We had a dining room table, and we’d put the dishes all around. The salt, the vinegar, and whatever else on the table, and mother would call, “Dinner’s ready,” and everybody came in and sat down together. Everybody enjoyed the meals together. After everybody finished eating, on certain days, you had to clean the table off and wash and dry and put the dishes up on the shelf where they belonged, and then sweep the floor.
But after dinner, we’d go in the living room and sit down and play Old Maid and all the different card games. Saturday was family day. We’d all get together. If we wanted to go somewhere, we’d all go together.
We had cookies and ginger ale or soda. My grandfather made the soda himself down in the cellar, and mama would bring some of the soda up Saturday afternoon so it’d be cold when we were ready to drink it.
Dancing
Wednesday nights, we’d go dancing at the school gymnasium. They had a record player, and I think it was like 25 cents for the record player. Everyone would dance and have a good time. No fighting, no arguing, nothing. Everybody got along with one another and enjoyed the evening.
And the boy would walk the girl to her front door. He wouldn’t go in. He’d stop at the front door. And then she didn’t have a key; she had to ring the bell. And her mother came to the door and saw that boy, and she said, “Good night,” and that was the end of it.
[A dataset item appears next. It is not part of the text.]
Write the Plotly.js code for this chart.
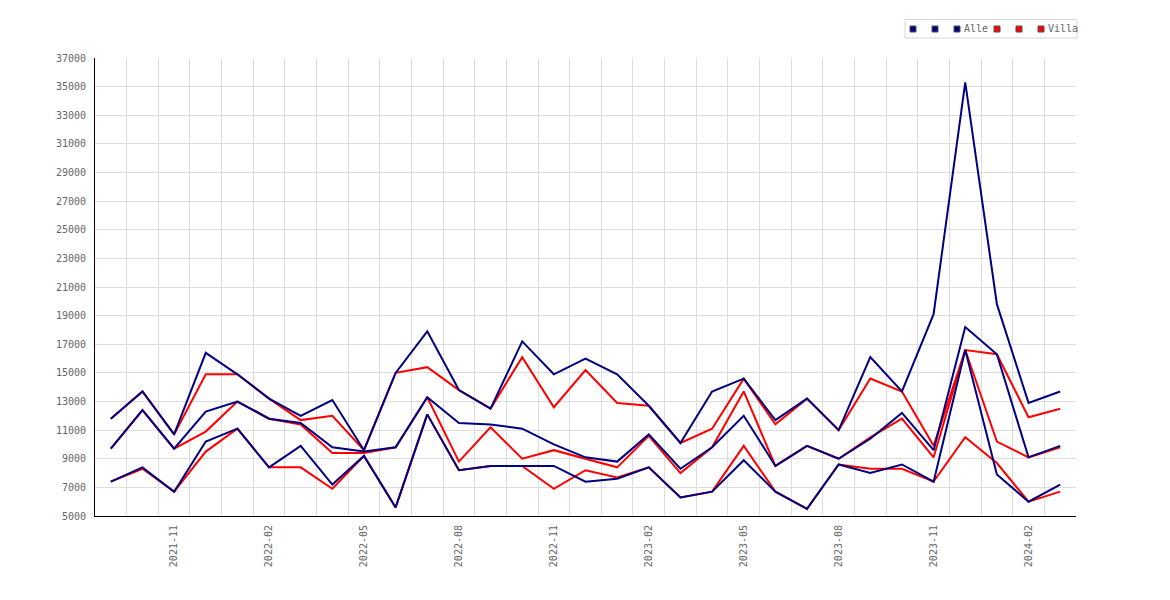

Today, a girl meets a boy and introduces him to her mother and father. But they might go out Saturday afternoon, and the mother says, “Well, I’ll think about it. Come back by Friday, and I’ll tell you.” Today, you don’t have to think about nothing. If you want to go, you go.
My Message to You
I want to let my children and everyone who reads this know that it is much easier living today than it was years ago. You think you got it made, but you should have been living years ago and endured the activities that we went through when we were growing up. It’s much better now.
Today, everything is right in your own house. You don’t have to take clothes out anywhere. I can wash the clothes in the washing machine, then put the clothes in the dryer, and I put them in the closet. And when the clothes are dry, I bring them in.
You can go to the supermarket and buy what you want, come home and just put it in the microwave. I don’t have to go through all that preparation, not today.
Be grateful that your parents have a little money and that you can take things to the laundry and the shoemaker and places where they have to go and pay to have someone else do the work, and you just pay them and come back and pick them up.
I want you to be grateful. Appreciate the nice things that you do have. Thank God that times have changed. I’m happy that they have changed. Today, you have freedom. Sometimes change is good.
Finally, thank the Lord that you’re still alive and that you have it so much easier than we did. Times are different. Altogether different.